- Available data -
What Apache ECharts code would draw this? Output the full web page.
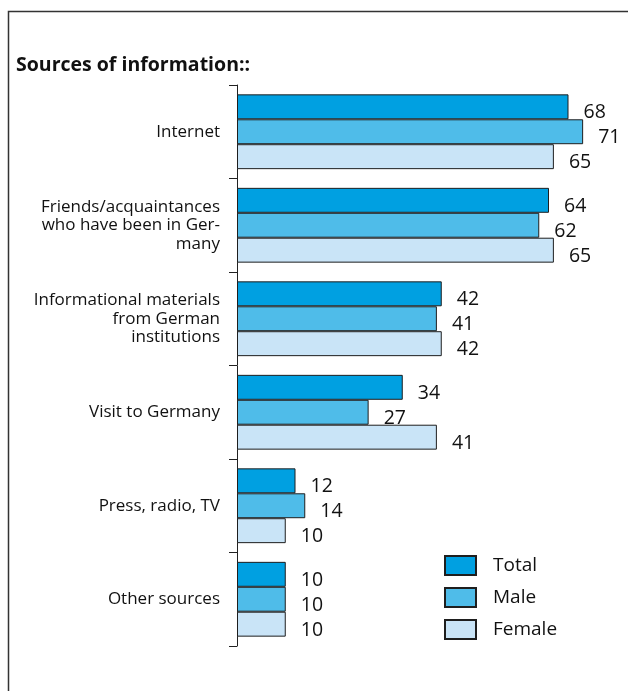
<!DOCTYPE html>
<html>
<head>
<meta charset="utf-8">
<script src="https://cdn.jsdelivr.net/npm/echarts@6/dist/echarts.min.js"></script>
<style>
  html, body { margin: 0; padding: 0; background: #fff; }
  #chart { width: 628px; height: 691px; }
</style>
</head>
<body>
<div id="chart"></div>
<script>
// Survey results: share of respondents naming each source (%)
const categories = [
  'Internet',
  'Friends/acquaintances\nwho have been in Ger-\nmany',
  'Informational materials\nfrom German\ninstitutions',
  'Visit to Germany',
  'Press, radio, TV',
  'Other sources'
];
const seriesNames = ['Total', 'Male', 'Female'];
const totalValues = [68, 64, 42, 34, 12, 10];
const maleValues = [71, 62, 41, 27, 14, 10];
const femaleValues = [65, 65, 42, 41, 10, 10];

const colors = ['#00a0e1', '#4fbce9', '#c9e4f7'];
const FONT = '"Open Sans", "Noto Sans", sans-serif';

const chart = echarts.init(document.getElementById('chart'), null, { renderer: 'canvas' });

function makeSeries(name, data, color) {
  return {
    name: name,
    type: 'bar',
    data: data,
    barGap: '0%',
    barCategoryGap: '20%',
    itemStyle: { color: color, borderColor: '#1e1e1e', borderWidth: 1 },
    label: {
      show: true,
      position: 'right',
      distance: 15,
      offset: [0, 6],
      color: '#111',
      fontFamily: FONT,
      fontSize: 19.5
    },
    emphasis: { disabled: true }
  };
}

chart.setOption({
  animation: false,
  backgroundColor: '#fff',
  title: {
    text: 'Sources of information::',
    left: 16,
    top: 55,
    padding: 0,
    textStyle: { fontFamily: FONT, fontSize: 19.5, fontWeight: 'bold', color: '#111' }
  },
  legend: {
    data: seriesNames,
    orient: 'vertical',
    left: 444,
    top: 555,
    padding: 0,
    itemWidth: 31,
    itemHeight: 19,
    itemGap: 11,
    icon: 'rect',
    textStyle: { fontFamily: FONT, fontSize: 19, color: '#111', padding: [0, 0, 0, 12] }
  },
  grid: { left: 237, top: 85, width: 390, height: 561, containLabel: false },
  xAxis: {
    type: 'value',
    min: 0,
    max: 80,
    show: false
  },
  yAxis: {
    type: 'category',
    data: categories,
    inverse: true,
    axisLine: { show: true, lineStyle: { color: '#222', width: 1 } },
    axisTick: { show: true, inside: false, length: 8, lineStyle: { color: '#222', width: 1 } },
    axisLabel: {
      margin: 17,
      color: '#111',
      fontFamily: FONT,
      fontSize: 17,
      lineHeight: 18.5,
      align: 'right'
    },
    splitLine: { show: false }
  },
  series: [
    makeSeries(seriesNames[0], totalValues, colors[0]),
    makeSeries(seriesNames[1], maleValues, colors[1]),
    makeSeries(seriesNames[2], femaleValues, colors[2])
  ],
  graphic: [{
    type: 'polyline',
    silent: true,
    shape: { points: [[8.5, 700], [8.5, 11.5], [640, 11.5]] },
    style: { stroke: '#333', lineWidth: 1.5, fill: null }
  }]
});
</script>
</body>
</html>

- Work to complete -
Reproduce the listing above exactly, excluding all pictures.

- Correct result -
What Apache ECharts code would draw this? Output the full web page.
<!DOCTYPE html>
<html>
<head>
<meta charset="utf-8">
<script src="https://cdn.jsdelivr.net/npm/echarts@6/dist/echarts.min.js"></script>
<style>
  html, body { margin: 0; padding: 0; background: #fff; }
  #chart { width: 628px; height: 691px; }
</style>
</head>
<body>
<div id="chart"></div>
<script>
// Survey results: share of respondents naming each source (%)
const categories = [
  'Internet',
  'Friends/acquaintances\nwho have been in Ger-\nmany',
  'Informational materials\nfrom German\ninstitutions',
  'Visit to Germany',
  'Press, radio, TV',
  'Other sources'
];
const seriesNames = ['Total', 'Male', 'Female'];
const totalValues = [68, 64, 42, 34, 12, 10];
const maleValues = [71, 62, 41, 27, 14, 10];
const femaleValues = [65, 65, 42, 41, 10, 10];

const colors = ['#00a0e1', '#4fbce9', '#c9e4f7'];
const FONT = '"Open Sans", "Noto Sans", sans-serif';

const chart = echarts.init(document.getElementById('chart'), null, { renderer: 'canvas' });

function makeSeries(name, data, color) {
  return {
    name: name,
    type: 'bar',
    data: data,
    barGap: '0%',
    barCategoryGap: '20%',
    itemStyle: { color: color, borderColor: '#1e1e1e', borderWidth: 1 },
    label: {
      show: true,
      position: 'right',
      distance: 15,
      offset: [0, 6],
      color: '#111',
      fontFamily: FONT,
      fontSize: 19.5
    },
    emphasis: { disabled: true }
  };
}

chart.setOption({
  animation: false,
  backgroundColor: '#fff',
  title: {
    text: 'Sources of information::',
    left: 16,
    top: 55,
    padding: 0,
    textStyle: { fontFamily: FONT, fontSize: 19.5, fontWeight: 'bold', color: '#111' }
  },
  legend: {
    data: seriesNames,
    orient: 'vertical',
    left: 444,
    top: 555,
    padding: 0,
    itemWidth: 31,
    itemHeight: 19,
    itemGap: 11,
    icon: 'rect',
    textStyle: { fontFamily: FONT, fontSize: 19, color: '#111', padding: [0, 0, 0, 12] }
  },
  grid: { left: 237, top: 85, width: 390, height: 561, containLabel: false },
  xAxis: {
    type: 'value',
    min: 0,
    max: 80,
    show: false
  },
  yAxis: {
    type: 'category',
    data: categories,
    inverse: true,
    axisLine: { show: true, lineStyle: { color: '#222', width: 1 } },
    axisTick: { show: true, inside: false, length: 8, lineStyle: { color: '#222', width: 1 } },
    axisLabel: {
      margin: 17,
      color: '#111',
      fontFamily: FONT,
      fontSize: 17,
      lineHeight: 18.5,
      align: 'right'
    },
    splitLine: { show: false }
  },
  series: [
    makeSeries(seriesNames[0], totalValues, colors[0]),
    makeSeries(seriesNames[1], maleValues, colors[1]),
    makeSeries(seriesNames[2], femaleValues, colors[2])
  ],
  graphic: [{
    type: 'polyline',
    silent: true,
    shape: { points: [[8.5, 700], [8.5, 11.5], [640, 11.5]] },
    style: { stroke: '#333', lineWidth: 1.5, fill: null }
  }]
});
</script>
</body>
</html>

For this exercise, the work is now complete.